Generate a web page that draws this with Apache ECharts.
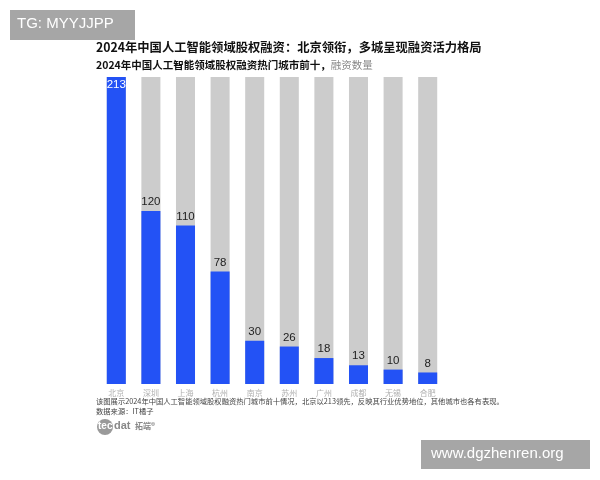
<!DOCTYPE html>
<html><head><meta charset="utf-8">
<script src="https://cdn.jsdelivr.net/npm/echarts@6/dist/echarts.min.js"></script>
<style>html,body{margin:0;padding:0;background:#fff}#c{width:600px;height:480px}</style>
</head><body><div id="c"></div>
<script>
const cities = ['北京','深圳','上海','杭州','南京','苏州','广州','成都','无锡','合肥'];
const counts = [213,120,110,78,30,26,18,13,10,8];
const titleText = '2024年中国人工智能领域股权融资：北京领衔，多城呈现融资活力格局';
const subtitleBold = '2024年中国人工智能领域股权融资热门城市前十，';
const subtitleLight = '融资数量';
const captionText = '该图展示2024年中国人工智能领域股权融资热门城市前十情况，北京以213领先，反映其行业优势地位，其他城市也各有表现。';
const sourceText = '数据来源：IT橘子';

const maxVal = Math.max(...counts);
const bg = counts.map(() => maxVal);
const cjk = '"Noto Sans CJK SC", sans-serif';
const num = 'Arial, "Liberation Sans", sans-serif';

const barData = counts.map((v, i) => v === maxVal
  ? {value: v, label: {position: 'insideTop', distance: 2, color: '#fff'}}
  : v);

const chart = echarts.init(document.getElementById('c'));
chart.setOption({
  animation: false,
  grid: {left: 99, right: 155, top: 77, bottom: 96},
  xAxis: {
    type: 'category', data: cities,
    axisLine: {show: false}, axisTick: {show: false},
    axisLabel: {color: '#b0b0b0', fontSize: 8, fontFamily: cjk, margin: 5}
  },
  yAxis: {type: 'value', min: 0, max: maxVal, show: false, splitLine: {show: false}},
  series: [
    {type: 'bar', data: bg, barWidth: '55%', barGap: '-100%', silent: true,
     itemStyle: {color: '#cccccc'}, z: 1},
    {type: 'bar', data: barData, barWidth: '55%', z: 2,
     itemStyle: {color: '#2352f5'},
     label: {show: true, position: 'top', distance: 3, color: '#222', fontSize: 11.5, fontFamily: num}
    }
  ],
  graphic: [
    {type: 'rect', shape: {x: 10, y: 10, width: 125, height: 30}, style: {fill: '#a6a6a6'}},
    {type: 'text', left: 17, top: 16, style: {text: 'TG: MYYJJPP', fill: '#fff', font: '15px "Liberation Sans", Arial, sans-serif'}},
    {type: 'text', left: 96, top: 41, style: {text: titleText, fill: '#111', font: 'bold 12.3px ' + cjk}},
    {type: 'text', left: 96, top: 60, style: {
      rich: {b: {fill: '#111', font: 'bold 10.5px ' + cjk}, l: {fill: '#888', font: '10.5px ' + cjk}},
      text: '{b|' + subtitleBold + '}{l|' + subtitleLight + '}'}},
    {type: 'text', left: 96, top: 398, style: {text: captionText, fill: '#444', font: '7.3px ' + cjk}},
    {type: 'text', left: 96, top: 408, style: {text: sourceText, fill: '#444', font: '7.3px ' + cjk}},
    {type: 'circle', shape: {cx: 105, cy: 427, r: 8}, style: {fill: '#9a9a9a'}},
    {type: 'text', left: 98, top: 421, style: {text: 'tec', fill: '#fff', font: 'bold 10px "Liberation Sans", sans-serif'}},
    {type: 'text', left: 114, top: 420, style: {text: 'dat', fill: '#888', font: 'bold 11px "Liberation Sans", sans-serif'}},
    {type: 'text', left: 135, top: 422, style: {text: '拓端®', fill: '#888', font: 'bold 8px ' + cjk}},
    {type: 'rect', shape: {x: 421, y: 440, width: 169, height: 29}, style: {fill: '#a6a6a6'}},
    {type: 'text', left: 431, top: 446, style: {text: 'www.dgzhenren.org', fill: '#fff', font: '15px "Liberation Sans", Arial, sans-serif'}}
  ]
});
</script></body></html>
--- --- ---
REQUIRED TASK - Print the whole listing above once more, word for word, without its pictures.

SOLUTION TO THIS TASK -
Generate a web page that draws this with Apache ECharts.
<!DOCTYPE html>
<html><head><meta charset="utf-8">
<script src="https://cdn.jsdelivr.net/npm/echarts@6/dist/echarts.min.js"></script>
<style>html,body{margin:0;padding:0;background:#fff}#c{width:600px;height:480px}</style>
</head><body><div id="c"></div>
<script>
const cities = ['北京','深圳','上海','杭州','南京','苏州','广州','成都','无锡','合肥'];
const counts = [213,120,110,78,30,26,18,13,10,8];
const titleText = '2024年中国人工智能领域股权融资：北京领衔，多城呈现融资活力格局';
const subtitleBold = '2024年中国人工智能领域股权融资热门城市前十，';
const subtitleLight = '融资数量';
const captionText = '该图展示2024年中国人工智能领域股权融资热门城市前十情况，北京以213领先，反映其行业优势地位，其他城市也各有表现。';
const sourceText = '数据来源：IT橘子';

const maxVal = Math.max(...counts);
const bg = counts.map(() => maxVal);
const cjk = '"Noto Sans CJK SC", sans-serif';
const num = 'Arial, "Liberation Sans", sans-serif';

const barData = counts.map((v, i) => v === maxVal
  ? {value: v, label: {position: 'insideTop', distance: 2, color: '#fff'}}
  : v);

const chart = echarts.init(document.getElementById('c'));
chart.setOption({
  animation: false,
  grid: {left: 99, right: 155, top: 77, bottom: 96},
  xAxis: {
    type: 'category', data: cities,
    axisLine: {show: false}, axisTick: {show: false},
    axisLabel: {color: '#b0b0b0', fontSize: 8, fontFamily: cjk, margin: 5}
  },
  yAxis: {type: 'value', min: 0, max: maxVal, show: false, splitLine: {show: false}},
  series: [
    {type: 'bar', data: bg, barWidth: '55%', barGap: '-100%', silent: true,
     itemStyle: {color: '#cccccc'}, z: 1},
    {type: 'bar', data: barData, barWidth: '55%', z: 2,
     itemStyle: {color: '#2352f5'},
     label: {show: true, position: 'top', distance: 3, color: '#222', fontSize: 11.5, fontFamily: num}
    }
  ],
  graphic: [
    {type: 'rect', shape: {x: 10, y: 10, width: 125, height: 30}, style: {fill: '#a6a6a6'}},
    {type: 'text', left: 17, top: 16, style: {text: 'TG: MYYJJPP', fill: '#fff', font: '15px "Liberation Sans", Arial, sans-serif'}},
    {type: 'text', left: 96, top: 41, style: {text: titleText, fill: '#111', font: 'bold 12.3px ' + cjk}},
    {type: 'text', left: 96, top: 60, style: {
      rich: {b: {fill: '#111', font: 'bold 10.5px ' + cjk}, l: {fill: '#888', font: '10.5px ' + cjk}},
      text: '{b|' + subtitleBold + '}{l|' + subtitleLight + '}'}},
    {type: 'text', left: 96, top: 398, style: {text: captionText, fill: '#444', font: '7.3px ' + cjk}},
    {type: 'text', left: 96, top: 408, style: {text: sourceText, fill: '#444', font: '7.3px ' + cjk}},
    {type: 'circle', shape: {cx: 105, cy: 427, r: 8}, style: {fill: '#9a9a9a'}},
    {type: 'text', left: 98, top: 421, style: {text: 'tec', fill: '#fff', font: 'bold 10px "Liberation Sans", sans-serif'}},
    {type: 'text', left: 114, top: 420, style: {text: 'dat', fill: '#888', font: 'bold 11px "Liberation Sans", sans-serif'}},
    {type: 'text', left: 135, top: 422, style: {text: '拓端®', fill: '#888', font: 'bold 8px ' + cjk}},
    {type: 'rect', shape: {x: 421, y: 440, width: 169, height: 29}, style: {fill: '#a6a6a6'}},
    {type: 'text', left: 431, top: 446, style: {text: 'www.dgzhenren.org', fill: '#fff', font: '15px "Liberation Sans", Arial, sans-serif'}}
  ]
});
</script></body></html>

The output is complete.